La Santísima Trinidad (4 junio)

El domingo pasado, con la solemnidad de Pentecostés, terminó el tiempo de la Pascua; el lunes retomamos el tiempo ordinario, es decir, el tiempo de la Iglesia (con el verde como color litúrgico), un tiempo en el que estamos llamados a vivir el Evangelio en la normalidad de la vida cotidiana, dando testimonio de la alegría de ser discípulos de Jesús crucificado y resucitado.
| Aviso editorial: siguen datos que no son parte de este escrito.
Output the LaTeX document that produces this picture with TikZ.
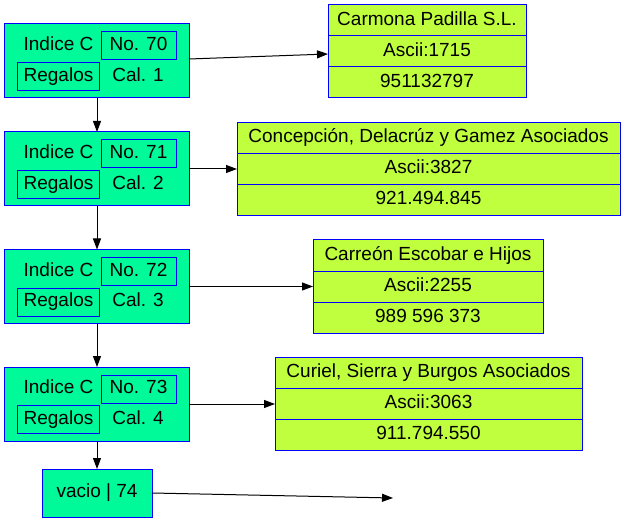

Si nos detenemos un momento y miramos hacia atrás, podemos ver un plan único. Desde el Cielo, Dios Padre vio lo lejos que se habían extraviado los hombres, después del pecado de Adán y Eva (Gn 3); eran incapaces de encontrar el camino de regreso a la Casa del Padre. Envió a los profetas para que les ayudaran a encontrar el camino, y no sólo no los escucharon, sino que los mataron (cfr. Mt 23,29ss). Al final, movido por la compasión, envió a su único Hijo: «Y el Verbo se hizo carne y habitó entre nosotros». (Jn 1,14, Navidad). Jesús, el Hijo de Dios, compartió nuestra condición humana en todo menos en el pecado, ayudándonos a recordar que hemos sido creados por Dios, que somos sus hijos y que Dios es Padre. Con sus palabras y su vida, nos enseñó con la Verdad el Camino de vuelta al Padre, la Vida Eterna. De este modo, Jesús nos manifestó el Rostro del Padre: «Quien me ha visto a mí ha visto al Padre» (Jn 14,9). Nos recordó que el camino al cielo es posible para todos, que no debemos temer, no debemos avergonzarnos… porque Dios Padre es amor, es fidelidad, es misericordia.
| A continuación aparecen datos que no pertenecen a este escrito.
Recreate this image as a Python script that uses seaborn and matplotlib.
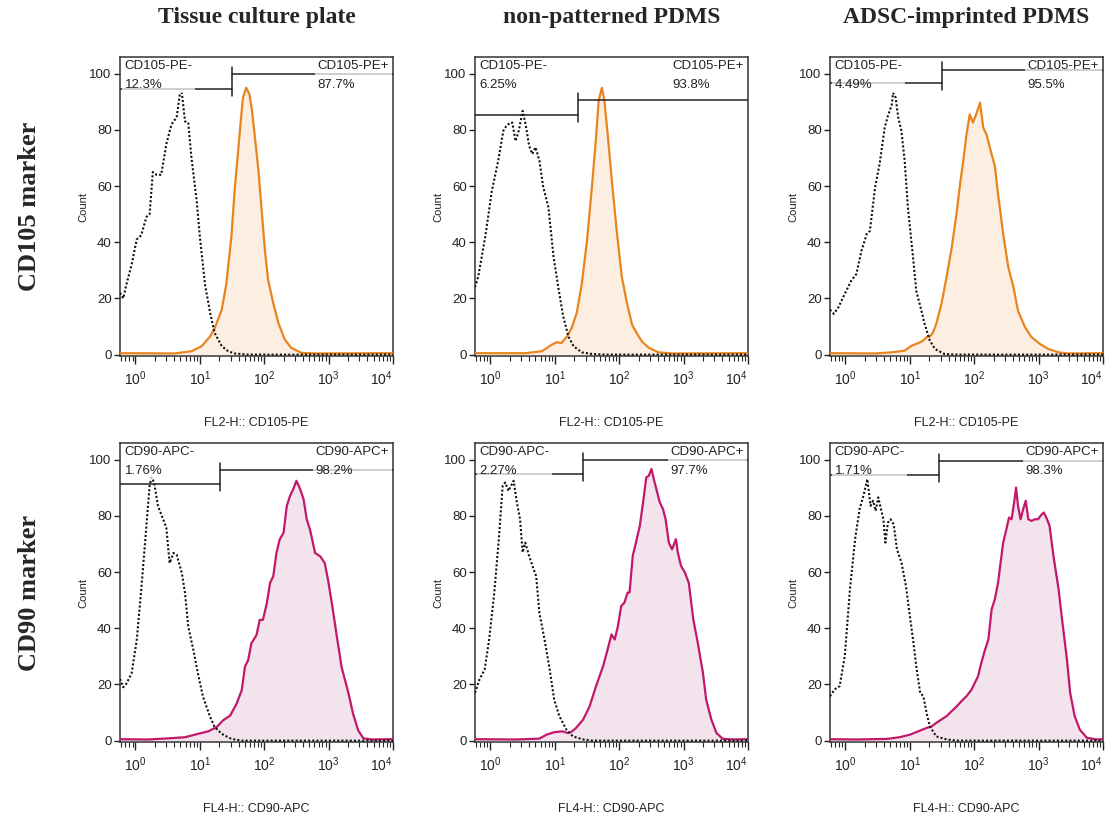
import numpy as np
import matplotlib
matplotlib.use("Agg")
import matplotlib.pyplot as plt
import seaborn as sns

# === headers / labels ===
conditions = ["Tissue culture plate", "non-patterned PDMS", "ADSC-imprinted PDMS"]
markers = ["CD105 marker", "CD90 marker"]
channels = ["FL2-H:: CD105-PE", "FL4-H:: CD90-APC"]
neg_names = ["CD105-PE-", "CD90-APC-"]
pos_names = ["CD105-PE+", "CD90-APC+"]
neg_pct = [["12.3%", "6.25%", "4.49%"], ["1.76%", "2.27%", "1.71%"]]
pos_pct = [["87.7%", "93.8%", "95.5%"], ["98.2%", "97.7%", "98.3%"]]

# gate divider (log10 fluorescence) and gate line heights (count)
gate_div = [[1.50, 1.36, 1.50], [1.31, 1.44, 1.46]]
gate_neg_y = [[94.7, 85.4, 96.8], [91.5, 94.9, 94.6]]
gate_pos_y = [[100.0, 90.7, 101.5], [96.4, 100.0, 99.5]]

# === histograms (x in log10 units, y = count) ===
# CD105 - tissue culture plate
tcp105_iso_x = [-0.24, -0.19, -0.14, -0.06, 0.02, 0.09, 0.17, 0.22, 0.27, 0.33, 0.40, 0.48, 0.56, 0.64, 0.69,
                0.72, 0.77, 0.82, 0.87, 0.95, 1.00, 1.08, 1.16, 1.23, 1.34, 1.44, 1.54, 1.75, 4.0]
tcp105_iso_y = [22, 20, 25, 32, 41, 42.5, 49, 50, 65, 64, 64, 75, 82, 84.5, 92.7,
                93.3, 83, 82.6, 70, 55, 42, 25, 14.8, 7.7, 3, 1.2, 0.4, 0, 0]
tcp105_x = [-0.24, 0.61, 0.87, 1.03, 1.16, 1.23, 1.34, 1.41, 1.49, 1.54, 1.60, 1.64, 1.67, 1.72, 1.77,
            1.81, 1.85, 1.91, 1.96, 2.01, 2.06, 2.14, 2.22, 2.32, 2.42, 2.58, 2.79, 4.0]
tcp105_y = [0.5, 0.4, 1.2, 3, 6.5, 9.4, 16, 25, 42, 58.4, 73.8, 84.4, 91.5, 95, 92.7,
            86.8, 78.5, 65.5, 51.4, 37.2, 26.6, 18.3, 11.2, 5.3, 2.4, 0.6, 0.4, 0.5]

# CD105 - non-patterned PDMS
flat105_iso_x = [-0.24, -0.19, -0.08, 0.02, 0.12, 0.20, 0.25, 0.31, 0.34, 0.39, 0.44, 0.50, 0.55, 0.60,
                 0.65, 0.70, 0.76, 0.82, 0.90, 0.98, 1.06, 1.13, 1.21, 1.29, 1.42, 1.58, 1.78, 4.0]
flat105_iso_y = [24, 27.7, 42, 58, 69, 79.7, 81.5, 82.6, 82.6, 76, 79.7, 86.8, 81.5, 74.4,
                 71.4, 73.8, 69, 59.6, 52.5, 34.8, 23, 13.6, 6.5, 3, 0.8, 0.2, 0, 0]
flat105_x = [-0.24, 0.23, 0.54, 0.80, 0.95, 1.03, 1.10, 1.19, 1.26, 1.34, 1.42, 1.50, 1.58, 1.64, 1.68,
             1.73, 1.77, 1.82, 1.89, 1.96, 2.04, 2.12, 2.20, 2.27, 2.35, 2.46, 2.61, 2.82, 4.0]
flat105_y = [0.5, 0.5, 0.5, 1.2, 3.5, 4.4, 4.1, 6.5, 9.4, 14.8, 25.4, 40.7, 60.8, 77.3, 90.3,
             95, 90.3, 78.5, 60.8, 44.3, 27.7, 18.3, 10.6, 7.7, 4.7, 2.4, 0.8, 0.4, 0.5]

# CD105 - ADSC-imprinted PDMS
imp105_iso_x = [-0.24, -0.18, -0.11, -0.01, 0.09, 0.17, 0.25, 0.33, 0.38, 0.46, 0.53, 0.61, 0.66, 0.72, 0.74,
                0.78, 0.82, 0.87, 0.92, 0.97, 1.05, 1.10, 1.18, 1.23, 1.31, 1.39, 1.54, 1.75, 4.0]
imp105_iso_y = [16, 14.5, 16.8, 21.6, 26.3, 28.7, 37, 42.9, 44, 59.5, 67.8, 80.8, 85, 89, 93.2,
                91.5, 84.4, 79.6, 69, 52.4, 34.6, 22.7, 15.6, 10.9, 5, 2, 0.2, 0, 0]
imp105_x = [-0.24, 0.46, 0.72, 0.92, 1.03, 1.10, 1.16, 1.21, 1.26, 1.31, 1.36, 1.41, 1.49, 1.57, 1.65,
            1.73, 1.78, 1.83, 1.88, 1.93, 1.98, 2.03, 2.09, 2.14, 2.19, 2.27, 2.32, 2.37, 2.45, 2.53,
            2.61, 2.68, 2.79, 2.89, 3.02, 3.15, 3.31, 3.46, 4.0]
imp105_y = [0.5, 0.4, 0.8, 1.4, 3.2, 3.8, 4.4, 5, 6.2, 6.4, 7.9, 10.9, 18, 27.5, 38,
            51, 60.7, 69, 78.4, 85.5, 82.6, 85.5, 89.7, 80.8, 78.4, 71.3, 67.2, 57.1, 42.9, 31,
            23.9, 15.6, 9.7, 6.2, 3.8, 2, 0.8, 0.4, 0.5]

# CD90 - tissue culture plate
tcp90_iso_x = [-0.24, -0.19, -0.14, -0.06, 0.02, 0.09, 0.17, 0.22, 0.25, 0.29, 0.35, 0.43, 0.48, 0.53,
               0.59, 0.64, 0.72, 0.77, 0.82, 0.90, 0.97, 1.05, 1.16, 1.23, 1.34, 1.49, 1.65, 4.0]
tcp90_iso_y = [22, 19, 20.3, 23.9, 35.8, 53.7, 76.4, 90.7, 93.7, 91.9, 83.5, 78.8, 75.8, 63.2,
               66.8, 66.2, 59.7, 52.5, 40.6, 32.2, 23.9, 15.5, 8.4, 4.8, 2.4, 0.6, 0, 0]
tcp90_x = [-0.24, 0.20, 0.51, 0.77, 0.97, 1.13, 1.26, 1.36, 1.47, 1.57, 1.65, 1.70, 1.75, 1.80, 1.88,
           1.93, 1.98, 2.04, 2.09, 2.14, 2.19, 2.24, 2.30, 2.35, 2.40, 2.45, 2.50, 2.55, 2.61, 2.66,
           2.71, 2.79, 2.87, 2.94, 2.99, 3.05, 3.12, 3.20, 3.31, 3.38, 3.46, 3.54, 3.67, 4.0]
tcp90_y = [0.5, 0.4, 0.8, 1.2, 2.4, 3.3, 4.8, 7.2, 8.9, 13.1, 17.9, 26.3, 28.6, 34.6, 37.6,
           43, 43, 48.9, 56.1, 58.5, 66.8, 71.6, 74, 83.5, 87.1, 89.5, 92.5, 90, 86, 78.8,
           75.2, 66.8, 65.6, 63.2, 57.3, 48.9, 38.2, 26.3, 16.7, 9.5, 3.6, 0.8, 0.4, 0.5]

# CD90 - non-patterned PDMS
flat90_iso_x = [-0.24, -0.17, -0.09, -0.02, 0.06, 0.13, 0.19, 0.23, 0.28, 0.32, 0.36, 0.41, 0.46, 0.50,
                0.54, 0.60, 0.67, 0.71, 0.76, 0.84, 0.92, 0.99, 1.07, 1.18, 1.28, 1.44, 1.59, 4.0]
flat90_iso_y = [17, 21.8, 25.3, 36, 52.7, 71.7, 90.7, 91.9, 88.9, 90.7, 92.5, 84.8, 78.8, 67,
                70.5, 65.8, 61, 58.6, 45.5, 36, 25.3, 14.6, 8.7, 3.9, 1.5, 0.4, 0, 0]
flat90_x = [-0.24, 0.40, 0.76, 0.87, 0.99, 1.12, 1.20, 1.25, 1.33, 1.44, 1.54, 1.64, 1.75, 1.82, 1.88,
            1.93, 1.98, 2.03, 2.08, 2.13, 2.16, 2.21, 2.26, 2.32, 2.37, 2.42, 2.46, 2.50, 2.55, 2.63,
            2.68, 2.72, 2.77, 2.82, 2.88, 2.91, 2.96, 3.02, 3.08, 3.15, 3.22, 3.30, 3.35, 3.43, 3.51,
            3.61, 3.77, 4.0]
flat90_y = [0.5, 0.4, 0.7, 2.1, 3, 3.3, 2.7, 3, 4.5, 7.5, 12.2, 19.4, 26.5, 32.5, 37.8,
            36, 40.8, 47.9, 49.1, 52.7, 52.7, 65.8, 70.5, 76.5, 84.8, 93.7, 94.3, 96.7, 91.9, 84.8,
            82.4, 78.8, 70.5, 68.1, 71.7, 66.9, 62.2, 59.8, 56.2, 43.2, 34.8, 24.1, 14.6, 7.5, 2.7,
            0.6, 0.4, 0.5]

# CD90 - ADSC-imprinted PDMS
imp90_iso_x = [-0.24, -0.17, -0.09, -0.01, 0.07, 0.15, 0.22, 0.28, 0.34, 0.39, 0.43, 0.47, 0.51, 0.54,
               0.59, 0.62, 0.66, 0.70, 0.75, 0.80, 0.87, 0.94, 1.00, 1.05, 1.10, 1.16, 1.21, 1.26,
               1.31, 1.41, 1.57, 1.73, 4.0]
imp90_iso_y = [15.8, 18.2, 19.4, 30, 53.9, 71.7, 82.4, 87.2, 93.1, 83.6, 85.4, 81.8, 86.6, 83.6,
               78.8, 70.5, 77.6, 78.8, 77, 68.1, 63.4, 55, 44.4, 36, 26.5, 17, 15.8, 9.9,
               5.1, 1.5, 0.4, 0, 0]
imp90_x = [-0.24, 0.17, 0.64, 0.84, 1.00, 1.13, 1.26, 1.34, 1.41, 1.49, 1.57, 1.65, 1.73, 1.80, 1.88,
           1.96, 2.01, 2.06, 2.11, 2.17, 2.22, 2.27, 2.32, 2.37, 2.41, 2.45, 2.50, 2.54, 2.58, 2.62,
           2.65, 2.68, 2.72, 2.76, 2.80, 2.84, 2.89, 2.94, 2.99, 3.05, 3.08, 3.12, 3.17, 3.23, 3.31,
           3.37, 3.44, 3.49, 3.56, 3.64, 3.75, 3.90, 4.0]
imp90_y = [0.5, 0.4, 0.6, 1.2, 2.1, 3.3, 4.5, 5.1, 6.3, 7.5, 8.7, 10.5, 12.2, 14, 15.8,
           18.2, 20.6, 22.9, 27.7, 32.5, 36, 46.7, 50.3, 56.2, 63.4, 70.5, 75.3, 79.4, 78.8, 84.8,
           90.1, 83.6, 78.8, 82.4, 85.4, 78.8, 78.2, 78.8, 78.8, 80.6, 81.2, 79.4, 76.5, 65.8, 53.9,
           42, 28.9, 17, 8.7, 3.9, 1, 0.4, 0.5]

iso_curves = [[(tcp105_iso_x, tcp105_iso_y), (flat105_iso_x, flat105_iso_y), (imp105_iso_x, imp105_iso_y)],
              [(tcp90_iso_x, tcp90_iso_y), (flat90_iso_x, flat90_iso_y), (imp90_iso_x, imp90_iso_y)]]
stained = [[(tcp105_x, tcp105_y), (flat105_x, flat105_y), (imp105_x, imp105_y)],
           [(tcp90_x, tcp90_y), (flat90_x, flat90_y), (imp90_x, imp90_y)]]

line_colors = ["#E9841F", "#C2186B"]
fill_colors = ["#FCEFE1", "#F3E3EC"]

# === figure ===
sns.set_theme(style="ticks")
plt.rcParams["font.family"] = ["Liberation Sans", "DejaVu Sans"]

fig = plt.figure(figsize=(11.09, 8.18), dpi=100)
lefts = [0.1082, 0.4283, 0.7484]
bottoms = [0.5648, 0.0929]
width, height = 0.2462, 0.3650
XMIN = -0.24

for r in range(2):
    for c in range(3):
        ax = fig.add_axes([lefts[c], bottoms[r], width, height])
        ax.set_xscale("log")

        sx, sy = stained[r][c]
        sx = 10 ** np.array(sx)
        ax.fill_between(sx, sy, 0, color=fill_colors[r], lw=0, zorder=1)
        sns.lineplot(x=sx, y=sy, ax=ax, color=line_colors[r], lw=1.6, zorder=3)

        ix, iy = iso_curves[r][c]
        sns.lineplot(x=10 ** np.array(ix), y=iy, ax=ax, color="#111111", lw=1.5,
                     linestyle=(0, (1, 1)), zorder=4)

        # gates
        d = 10 ** gate_div[r][c]
        ny, py = gate_neg_y[r][c], gate_pos_y[r][c]
        ax.plot([10 ** XMIN, d], [ny, ny], color="#222222", lw=1.1, zorder=5)
        ax.plot([d, 10 ** 4], [py, py], color="#222222", lw=1.1, zorder=5)
        ax.plot([d, d], [min(ny, py) - 2.5, max(ny, py) + 2.5], color="#222222", lw=1.1, zorder=5)

        box = dict(boxstyle="square,pad=0.2", fc="white", ec="none", alpha=0.72)
        ax.text(10 ** (XMIN + 0.07), 104.8, f"{neg_names[r]}\n{neg_pct[r][c]}", ha="left", va="top",
                fontsize=9.5, linespacing=1.7, color="#222222", bbox=box, zorder=6)
        ax.text(10 ** 3.94, 104.8, f"{pos_names[r]}\n{pos_pct[r][c]}", ha="right", va="top",
                multialignment="left", fontsize=9.5, linespacing=1.7, color="#222222", bbox=box, zorder=6)

        ax.set_xlim(10 ** XMIN, 10 ** 4)
        ax.set_ylim(-0.5, 105.8)
        ax.set_xticks([1, 10, 100, 1000, 10000])
        ax.set_yticks([0, 20, 40, 60, 80, 100])
        ax.tick_params(axis="both", which="major", direction="out", width=1,
                       labelsize=9.5, colors="#222222")
        ax.tick_params(axis="y", which="major", length=4, pad=2)
        ax.tick_params(axis="x", which="major", length=6, pad=4, labelsize=10)
        ax.tick_params(axis="x", which="minor", direction="out", length=3.5, width=0.8)
        ax.xaxis.get_major_ticks()[-1].label1.set_horizontalalignment("right")
        for sp in ax.spines.values():
            sp.set_visible(True)
            sp.set_color("#333333")
            sp.set_linewidth(1.1)

        ax.set_ylabel("Count", fontsize=8, color="#222222")
        ax.yaxis.set_label_coords(-0.117, 0.5)
        ax.set_xlabel(channels[r], fontsize=9, color="#222222")
        ax.xaxis.set_label_coords(0.5, -0.205)

        if r == 0:
            fig.text(lefts[c] + width / 2, 0.978, conditions[c], ha="center", va="center",
                     fontsize=17, fontweight="bold", family="Liberation Serif")

for r in range(2):
    fig.text(0.027, bottoms[r] + height / 2, markers[r], ha="center", va="center", rotation=90,
             fontsize=19, fontweight="bold", family="Liberation Serif")

fig.savefig("out.png", dpi=100)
Jesús, obediente al Padre, murió en la cruz por nuestra salvación. Al tercer día, resucitó, venciendo el pecado y la muerte, abriendo así el camino para que volvamos a su Padre y a nuestro Padre (Pascua). Es un camino que podemos recorrer con confianza porque Jesús ascendió al cielo y nos dio el Espíritu Santo (Pentecostés), el primer don para los creyentes, el Amor hecho persona derramado en nuestras personas para que vivamos como hijos de Dios. De este modo podemos comprender por qué hoy la liturgia nos hace vivir la solemnidad de la Santísima Trinidad: Padre, Hijo y Espíritu Santo.
Este Dios, que se presenta como Uno y Trino, no está tan lejos como parece, sino que está tan cerca que se hizo por nosotros Pan partido, Corpus Domini (el próximo domingo). El Pan del viaje al cielo, el Pan de los ángeles. Un regalo que conserva y revela el Sagrado Corazón de Jesús, una solemnidad que celebraremos el viernes siguiente al Corpus Christi.
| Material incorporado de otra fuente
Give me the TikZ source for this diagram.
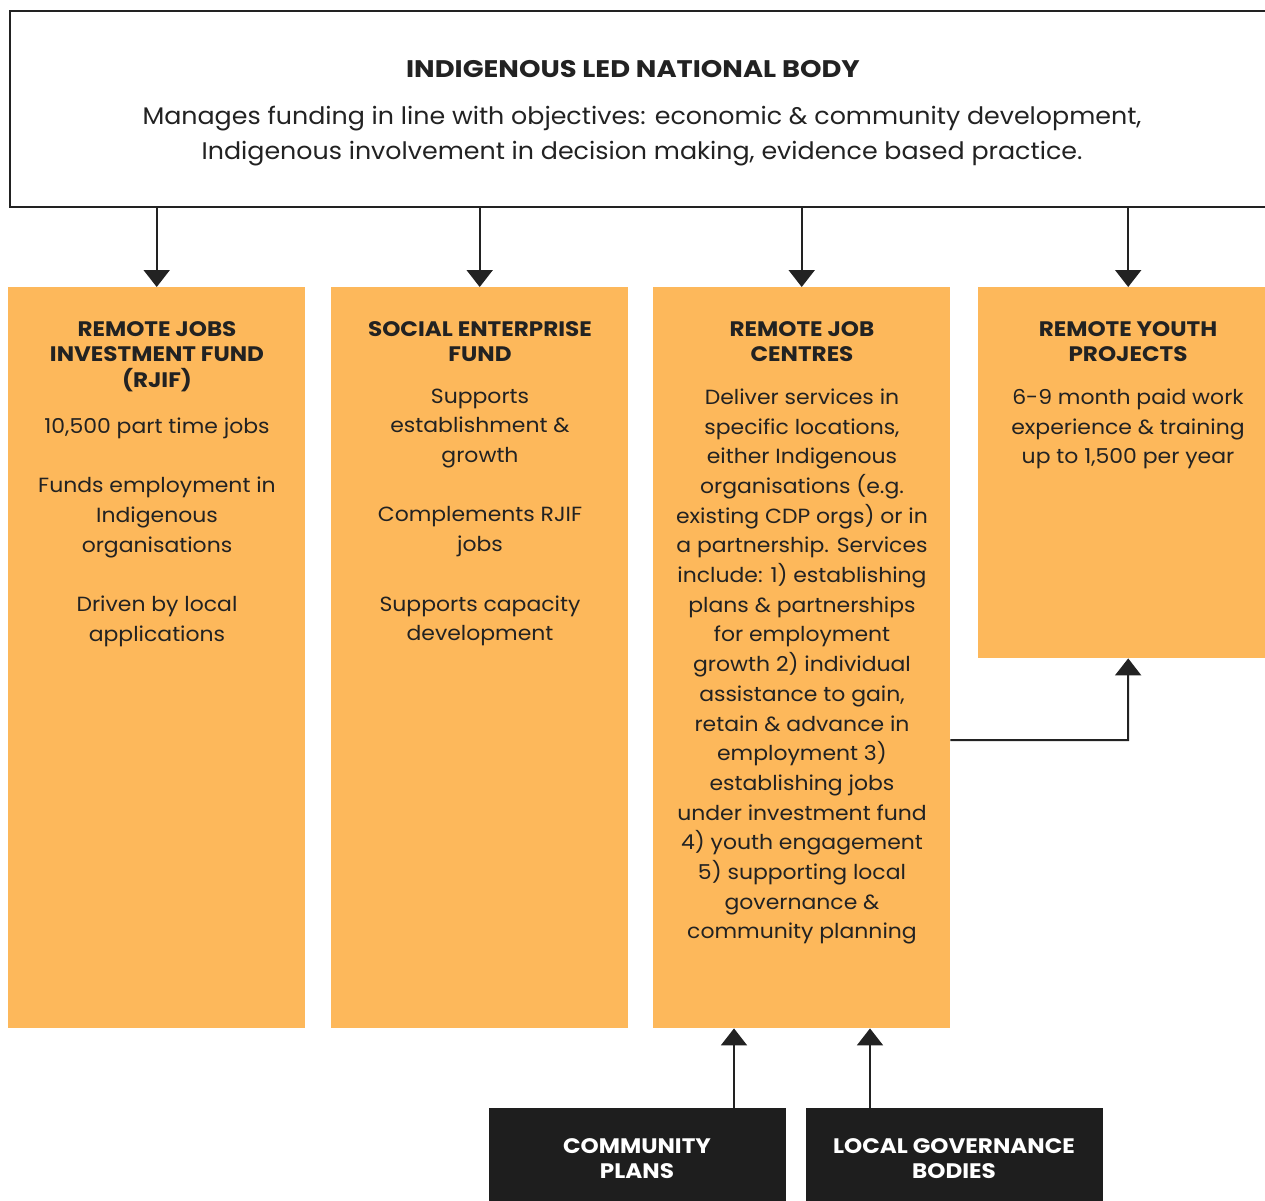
\documentclass[tikz,border=0pt]{standalone}
\usepackage{fontspec}
\setmainfont{Poppins}
\newfontfamily\bodyfont{Poppins}[FakeStretch=1.07]
\newfontfamily\hdrfont{Poppins}[FakeStretch=1.1]
\newfontfamily\titlefont{Poppins}[FakeStretch=1.14]
\newfontfamily\topfont{Poppins}[FakeStretch=1.055]
\usetikzlibrary{arrows.meta,calc}
\definecolor{orangebox}{RGB}{253,184,91}
\definecolor{darkbox}{RGB}{30,30,30}
\definecolor{ink}{RGB}{34,34,34}
\begin{document}
\begin{tikzpicture}[x=1pt,y=-1pt,
  obox/.style={fill=orangebox, draw=none, anchor=north west, inner sep=0pt, minimum width=297pt, minimum height=741pt},
  dbox/.style={fill=darkbox, draw=none, anchor=north west, inner sep=0pt, minimum width=297pt, minimum height=120pt},
  hdr/.style={anchor=north, inner sep=0pt, align=center, text=ink, font=\hdrfont\fontsize{21}{25.5}\selectfont\bfseries},
  bodytxt/.style={anchor=north, inner sep=0pt, align=center, text=ink, font=\bodyfont\fontsize{20.5}{29.7}\selectfont},
  whitehdr/.style={anchor=north, inner sep=0pt, align=center, text=white, font=\hdrfont\fontsize{21}{25.5}\selectfont\bfseries},
  arr/.style={draw=ink, line width=2pt, -{Triangle[width=26pt,length=17pt]}}
]
\useasboundingbox (0,0) rectangle (1265,1200);
\clip (0,0) rectangle (1265,1200);
\fill[white] (0,0) rectangle (1265,1200);

% top box
\node[draw=ink, line width=2.4pt, anchor=north west, inner sep=0pt, minimum width=1300pt, minimum height=196pt] (top) at (9,10) {};
\node[anchor=center, inner sep=0pt, text=ink, font=\titlefont\fontsize{24}{28}\selectfont\bfseries] (toptitle) at (633,69) {INDIGENOUS LED NATIONAL BODY};
\node[anchor=north, inner sep=0pt, align=center, text=ink, font=\topfont\fontsize{24}{35}\selectfont] (toptext) at (642,106) {Manages funding in line with objectives: economic \& community development,\\Indigenous involvement in decision making, evidence based practice.};

% orange boxes
\node[obox] (b1) at (8,287) {};
\node[obox] (b2) at (331,287) {};
\node[obox] (b3) at (653,287) {};
\node[obox, minimum width=300pt, minimum height=371pt] (b4) at (978,287) {};

% box 1
\node[hdr] (h1) at (157,321) {REMOTE JOBS\\INVESTMENT FUND\\(RJIF)};
\node[bodytxt] (t1) at (157,417.5) {10,500 part time jobs\\[29.7pt]Funds employment in\\Indigenous\\organisations\\[29.7pt]Driven by local\\applications};

% box 2
\node[hdr] (h2) at (480,321) {SOCIAL ENTERPRISE\\FUND};
\node[bodytxt] (t2) at (480,388.5) {Supports\\establishment \&\\growth\\[29.7pt]Complements RJIF\\jobs\\[29.7pt]Supports capacity\\development};

% box 3
\node[hdr] (h3) at (802,321) {REMOTE JOB\\CENTRES};
\node[bodytxt] (t3) at (802,388.5) {Deliver services in\\specific locations,\\either Indigenous\\organisations (e.g.\\existing CDP orgs) or in\\a partnership. Services\\include: 1) establishing\\plans \& partnerships\\for employment\\growth 2) individual\\assistance to gain,\\retain \& advance in\\employment 3)\\establishing jobs\\under investment fund\\4) youth engagement\\5) supporting local\\governance \&\\community planning};

% box 4
\node[hdr] (h4) at (1128,321) {REMOTE YOUTH\\PROJECTS};
\node[bodytxt] (t4) at (1128,388.5) {6-9 month paid work\\experience \& training\\up to 1,500 per year};

% dark boxes
\node[dbox] (cp) at (489,1108) {};
\node[dbox] (lg) at (806,1108) {};
\node[whitehdr] (cpt) at (637,1138) {COMMUNITY\\PLANS};
\node[whitehdr] (lgt) at (954,1138) {LOCAL GOVERNANCE\\BODIES};

% arrows from top
\draw[arr] (top.south -| b1.north) -- (b1.north);
\draw[arr] (top.south -| b2.north) -- (b2.north);
\draw[arr] (top.south -| b3.north) -- (b3.north);
\draw[arr] (top.south -| b4.north) -- (b4.north);

% arrows from bottom
\coordinate (ua) at (734,1060);
\coordinate (ub) at (870,1060);
\draw[arr] (cp.north -| ua) -- (b3.south -| ua);
\draw[arr] (lg.north -| ub) -- (b3.south -| ub);

% connector to youth projects
\coordinate (j) at (1128,740);
\draw[arr] (b3.east |- j) -- (j) -- (b4.south);
\end{tikzpicture}
\end{document}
Tres festividades litúrgicas que resumen el misterio de nuestra fe, revelado en estos meses: desde la Navidad hasta la muerte y resurrección de Jesús, pasando por su ascensión y Pentecostés.
La herejía de Arrio (que dudaba de la divinidad de Jesús y del vínculo entre la Santísima Trinidad), condenada por los concilios de Nicea (año 325, el Credo Niceno) y Constantinopla (año 381, el Credo Niceno-Constantinopolitano), favoreció la difusión de la fe en la Trinidad, tanto en la predicación como en la práctica de la piedad. Ya hacia el siglo VIII, las referencias a la doctrina de la Santísima Trinidad aparecieron en el prefacio litúrgico. Alrededor del año 800, surgió una misa votiva en su honor, que se celebraba en domingo -decisión que encontró oposición porque todos los domingos implican el recuerdo de la Trinidad- hasta que el Papa Juan XXII introdujo la fiesta para toda la Iglesia en el año 1334.